━━ Supplied data

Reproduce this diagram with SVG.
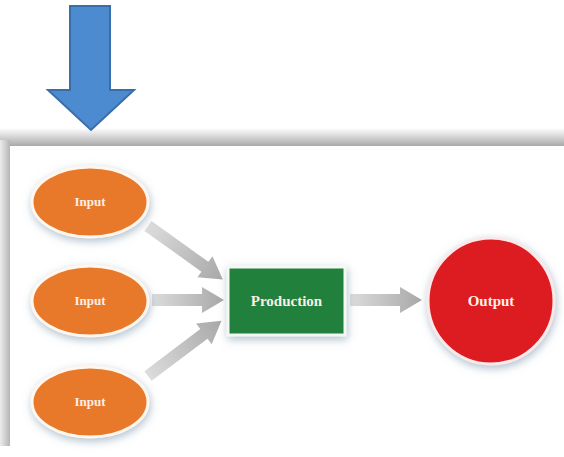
<svg xmlns="http://www.w3.org/2000/svg" width="564" height="457" viewBox="0 0 564 457">
  <style>
    .lbl { font-family: "Liberation Serif", "DejaVu Serif", serif; font-weight: bold; fill: #fbefe6; text-anchor: middle; }
    .in { fill: #e9792a; stroke: #fff6ee; stroke-width: 3; filter: url(#glow); }
    .link { fill: url(#grayGrad); }
  </style>
  <defs>
    <linearGradient id="panelTop" x1="0" y1="0" x2="0" y2="1">
      <stop offset="0" stop-color="#ffffff"/>
      <stop offset="1" stop-color="#a9a9a9"/>
    </linearGradient>
    <linearGradient id="panelLeft" x1="0" y1="0" x2="1" y2="0">
      <stop offset="0" stop-color="#ececec"/>
      <stop offset="1" stop-color="#b5b5b5"/>
    </linearGradient>
    <linearGradient id="grayGrad" x1="0" y1="0" x2="1" y2="0">
      <stop offset="0" stop-color="#dcdcdc"/>
      <stop offset="1" stop-color="#a8a8a8"/>
    </linearGradient>
    <filter id="glow" x="-30%" y="-30%" width="160%" height="160%">
      <feGaussianBlur in="SourceAlpha" stdDeviation="4"/>
      <feOffset dx="1" dy="3" result="b"/>
      <feFlood flood-color="#6f8fa8" flood-opacity="0.55"/>
      <feComposite in2="b" operator="in"/>
      <feMerge><feMergeNode/><feMergeNode in="SourceGraphic"/></feMerge>
    </filter>
  </defs>

  <rect width="564" height="457" fill="#ffffff"/>

  <!-- backdrop panel with soft shaded edges -->
  <g id="panel">
    <rect x="0" y="128" width="564" height="18" fill="url(#panelTop)"/>
    <rect x="0" y="140" width="10" height="306" fill="url(#panelLeft)"/>
    <rect x="10" y="146" width="554" height="302" fill="#ffffff"/>
  </g>

  <!-- big blue down arrow -->
  <g id="down-arrow">
    <path d="M70,6 H110 V90 H134 L91,130 L48,90 H70 Z" fill="#4d8bd0" stroke="#3a6ea8" stroke-width="2" stroke-linejoin="miter"/>
  </g>

  <!-- connectors -->
  <g id="connectors">
    <g transform="translate(148,226) rotate(35.6)">
      <path class="link" d="M0,-6 H70 V-13 L92,0 L70,13 V6 H0 Z"/>
    </g>
    <g transform="translate(152,300)">
      <path class="link" d="M0,-6 H50 V-13 L72,0 L50,13 V6 H0 Z"/>
    </g>
    <g transform="translate(148,376) rotate(-37)">
      <path class="link" d="M0,-6 H70 V-13 L92,0 L70,13 V6 H0 Z"/>
    </g>
    <g transform="translate(350,300)">
      <path class="link" d="M0,-6 H50 V-13 L72,0 L50,13 V6 H0 Z"/>
    </g>
  </g>

  <g id="input1">
    <ellipse class="in" cx="90" cy="202" rx="58" ry="35"/>
    <text class="lbl" x="90" y="206" font-size="13">Input</text>
  </g>
  <g id="input2">
    <ellipse class="in" cx="90" cy="301" rx="58" ry="35"/>
    <text class="lbl" x="90" y="305" font-size="13">Input</text>
  </g>
  <g id="input3">
    <ellipse class="in" cx="90" cy="402" rx="58" ry="35"/>
    <text class="lbl" x="90" y="406" font-size="13">Input</text>
  </g>

  <g id="production">
    <rect x="228" y="267" width="117" height="68" fill="#23803c" stroke="#f4f8f4" stroke-width="3" filter="url(#glow)"/>
    <text class="lbl" x="286.5" y="306" font-size="15" fill="#eef6ee">Production</text>
  </g>

  <g id="output">
    <circle cx="491" cy="301" r="63" fill="#dd1c24" stroke="#fbe8e8" stroke-width="3" filter="url(#glow)"/>
    <text class="lbl" x="491" y="306" font-size="15">Output</text>
  </g>
</svg>
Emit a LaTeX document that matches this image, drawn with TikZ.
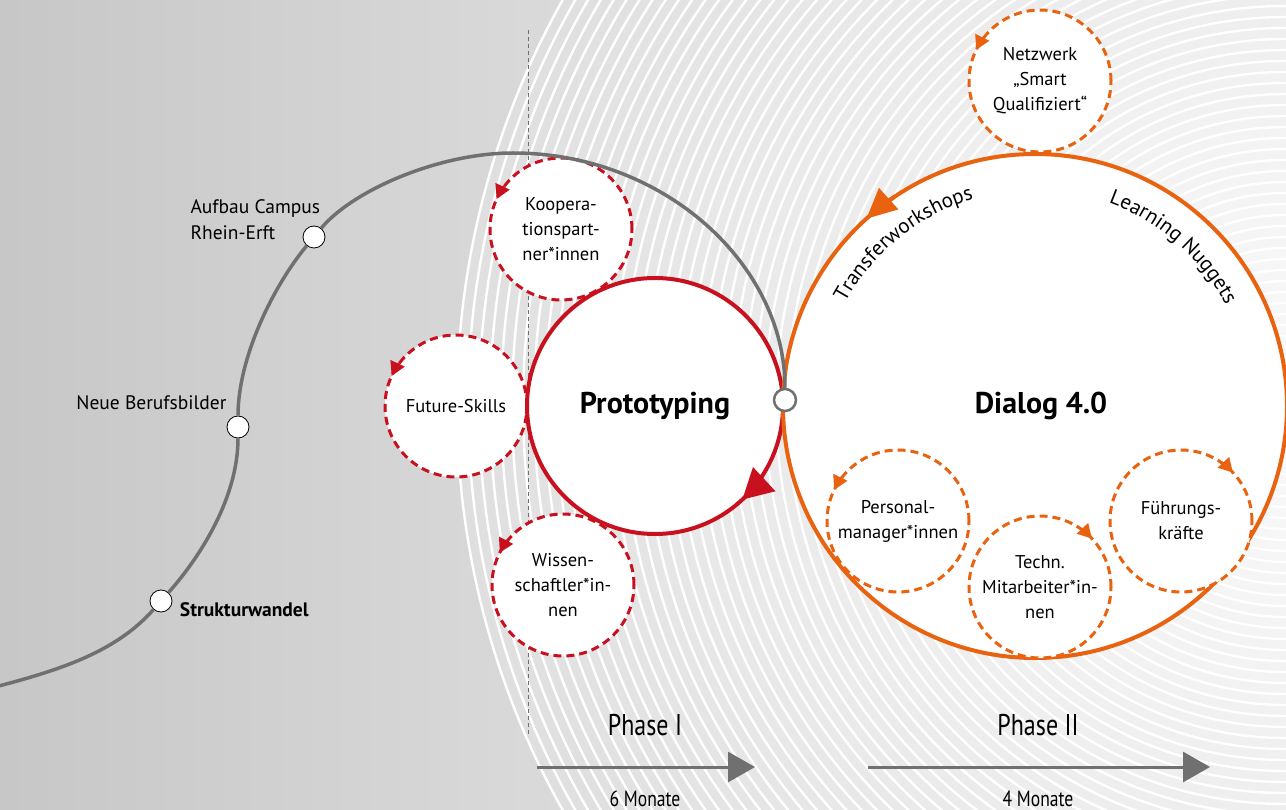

━━━━

● **Requirements**: Count the lines of the material that include the word "this", then report only the total.

● **Result of the task**: 2